EXERCISE OBJECTIVE ::
Everything in the data should be repeated exactly, save for the images.

--*--

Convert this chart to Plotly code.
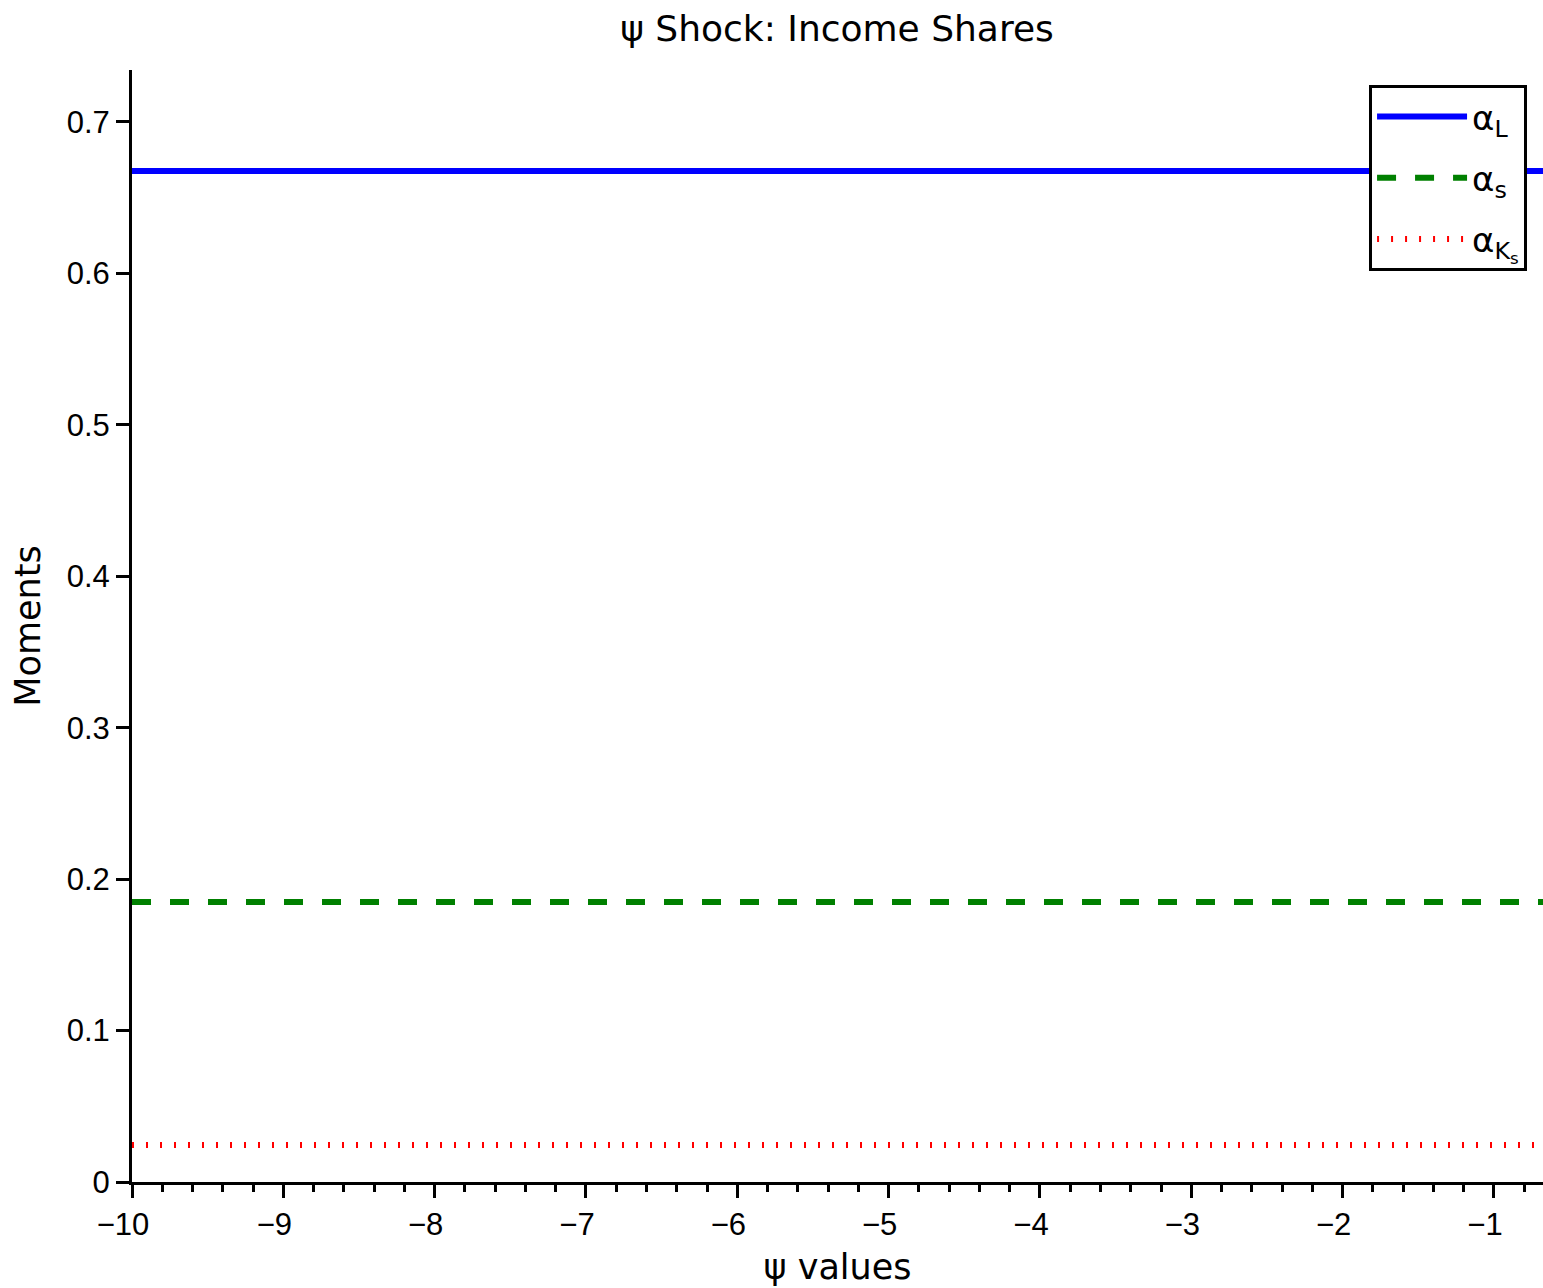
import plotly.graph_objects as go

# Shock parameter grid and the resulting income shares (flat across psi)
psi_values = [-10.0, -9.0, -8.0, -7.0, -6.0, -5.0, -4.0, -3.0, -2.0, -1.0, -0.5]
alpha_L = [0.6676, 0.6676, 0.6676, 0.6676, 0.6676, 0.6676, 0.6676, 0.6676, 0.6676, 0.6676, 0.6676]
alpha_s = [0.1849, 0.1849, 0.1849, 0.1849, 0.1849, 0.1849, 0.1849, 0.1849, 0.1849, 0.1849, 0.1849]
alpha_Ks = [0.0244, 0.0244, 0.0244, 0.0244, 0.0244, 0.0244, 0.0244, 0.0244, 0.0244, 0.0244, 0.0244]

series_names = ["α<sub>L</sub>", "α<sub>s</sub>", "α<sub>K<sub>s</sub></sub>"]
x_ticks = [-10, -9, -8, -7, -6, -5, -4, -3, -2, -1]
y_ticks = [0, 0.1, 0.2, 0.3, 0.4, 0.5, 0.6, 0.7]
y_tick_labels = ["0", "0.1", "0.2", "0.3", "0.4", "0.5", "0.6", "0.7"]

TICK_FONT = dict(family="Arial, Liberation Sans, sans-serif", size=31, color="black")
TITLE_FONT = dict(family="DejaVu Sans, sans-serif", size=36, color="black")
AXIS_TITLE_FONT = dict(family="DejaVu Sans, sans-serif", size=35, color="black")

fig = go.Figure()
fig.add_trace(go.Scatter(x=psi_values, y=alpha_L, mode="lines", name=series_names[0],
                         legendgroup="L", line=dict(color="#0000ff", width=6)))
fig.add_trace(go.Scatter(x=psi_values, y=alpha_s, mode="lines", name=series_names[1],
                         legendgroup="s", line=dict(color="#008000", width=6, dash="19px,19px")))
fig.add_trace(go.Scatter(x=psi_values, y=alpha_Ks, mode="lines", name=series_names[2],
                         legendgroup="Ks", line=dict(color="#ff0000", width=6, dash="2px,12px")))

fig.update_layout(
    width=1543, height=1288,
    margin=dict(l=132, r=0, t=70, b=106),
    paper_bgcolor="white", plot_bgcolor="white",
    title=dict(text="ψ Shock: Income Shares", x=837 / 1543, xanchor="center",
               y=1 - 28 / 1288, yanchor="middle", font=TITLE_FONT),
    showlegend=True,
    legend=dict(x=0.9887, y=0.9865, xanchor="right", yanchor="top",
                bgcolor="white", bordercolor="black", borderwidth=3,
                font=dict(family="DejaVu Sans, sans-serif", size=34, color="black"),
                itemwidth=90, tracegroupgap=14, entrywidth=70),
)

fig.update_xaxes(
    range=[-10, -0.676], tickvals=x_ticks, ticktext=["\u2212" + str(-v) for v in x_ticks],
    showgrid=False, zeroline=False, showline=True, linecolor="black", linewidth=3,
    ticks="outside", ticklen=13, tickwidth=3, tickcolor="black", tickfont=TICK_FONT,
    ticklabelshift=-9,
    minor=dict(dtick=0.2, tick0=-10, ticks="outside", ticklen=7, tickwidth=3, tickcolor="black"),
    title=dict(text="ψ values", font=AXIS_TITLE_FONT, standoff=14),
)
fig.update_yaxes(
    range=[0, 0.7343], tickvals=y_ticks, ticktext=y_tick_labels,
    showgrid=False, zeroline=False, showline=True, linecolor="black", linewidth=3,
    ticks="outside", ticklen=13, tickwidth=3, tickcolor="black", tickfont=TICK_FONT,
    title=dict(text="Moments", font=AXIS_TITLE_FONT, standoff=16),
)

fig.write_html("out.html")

--*--

FULL ANSWER ::
Convert this chart to Plotly code.
import plotly.graph_objects as go

# Shock parameter grid and the resulting income shares (flat across psi)
psi_values = [-10.0, -9.0, -8.0, -7.0, -6.0, -5.0, -4.0, -3.0, -2.0, -1.0, -0.5]
alpha_L = [0.6676, 0.6676, 0.6676, 0.6676, 0.6676, 0.6676, 0.6676, 0.6676, 0.6676, 0.6676, 0.6676]
alpha_s = [0.1849, 0.1849, 0.1849, 0.1849, 0.1849, 0.1849, 0.1849, 0.1849, 0.1849, 0.1849, 0.1849]
alpha_Ks = [0.0244, 0.0244, 0.0244, 0.0244, 0.0244, 0.0244, 0.0244, 0.0244, 0.0244, 0.0244, 0.0244]

series_names = ["α<sub>L</sub>", "α<sub>s</sub>", "α<sub>K<sub>s</sub></sub>"]
x_ticks = [-10, -9, -8, -7, -6, -5, -4, -3, -2, -1]
y_ticks = [0, 0.1, 0.2, 0.3, 0.4, 0.5, 0.6, 0.7]
y_tick_labels = ["0", "0.1", "0.2", "0.3", "0.4", "0.5", "0.6", "0.7"]

TICK_FONT = dict(family="Arial, Liberation Sans, sans-serif", size=31, color="black")
TITLE_FONT = dict(family="DejaVu Sans, sans-serif", size=36, color="black")
AXIS_TITLE_FONT = dict(family="DejaVu Sans, sans-serif", size=35, color="black")

fig = go.Figure()
fig.add_trace(go.Scatter(x=psi_values, y=alpha_L, mode="lines", name=series_names[0],
                         legendgroup="L", line=dict(color="#0000ff", width=6)))
fig.add_trace(go.Scatter(x=psi_values, y=alpha_s, mode="lines", name=series_names[1],
                         legendgroup="s", line=dict(color="#008000", width=6, dash="19px,19px")))
fig.add_trace(go.Scatter(x=psi_values, y=alpha_Ks, mode="lines", name=series_names[2],
                         legendgroup="Ks", line=dict(color="#ff0000", width=6, dash="2px,12px")))

fig.update_layout(
    width=1543, height=1288,
    margin=dict(l=132, r=0, t=70, b=106),
    paper_bgcolor="white", plot_bgcolor="white",
    title=dict(text="ψ Shock: Income Shares", x=837 / 1543, xanchor="center",
               y=1 - 28 / 1288, yanchor="middle", font=TITLE_FONT),
    showlegend=True,
    legend=dict(x=0.9887, y=0.9865, xanchor="right", yanchor="top",
                bgcolor="white", bordercolor="black", borderwidth=3,
                font=dict(family="DejaVu Sans, sans-serif", size=34, color="black"),
                itemwidth=90, tracegroupgap=14, entrywidth=70),
)

fig.update_xaxes(
    range=[-10, -0.676], tickvals=x_ticks, ticktext=["\u2212" + str(-v) for v in x_ticks],
    showgrid=False, zeroline=False, showline=True, linecolor="black", linewidth=3,
    ticks="outside", ticklen=13, tickwidth=3, tickcolor="black", tickfont=TICK_FONT,
    ticklabelshift=-9,
    minor=dict(dtick=0.2, tick0=-10, ticks="outside", ticklen=7, tickwidth=3, tickcolor="black"),
    title=dict(text="ψ values", font=AXIS_TITLE_FONT, standoff=14),
)
fig.update_yaxes(
    range=[0, 0.7343], tickvals=y_ticks, ticktext=y_tick_labels,
    showgrid=False, zeroline=False, showline=True, linecolor="black", linewidth=3,
    ticks="outside", ticklen=13, tickwidth=3, tickcolor="black", tickfont=TICK_FONT,
    title=dict(text="Moments", font=AXIS_TITLE_FONT, standoff=16),
)

fig.write_html("out.html")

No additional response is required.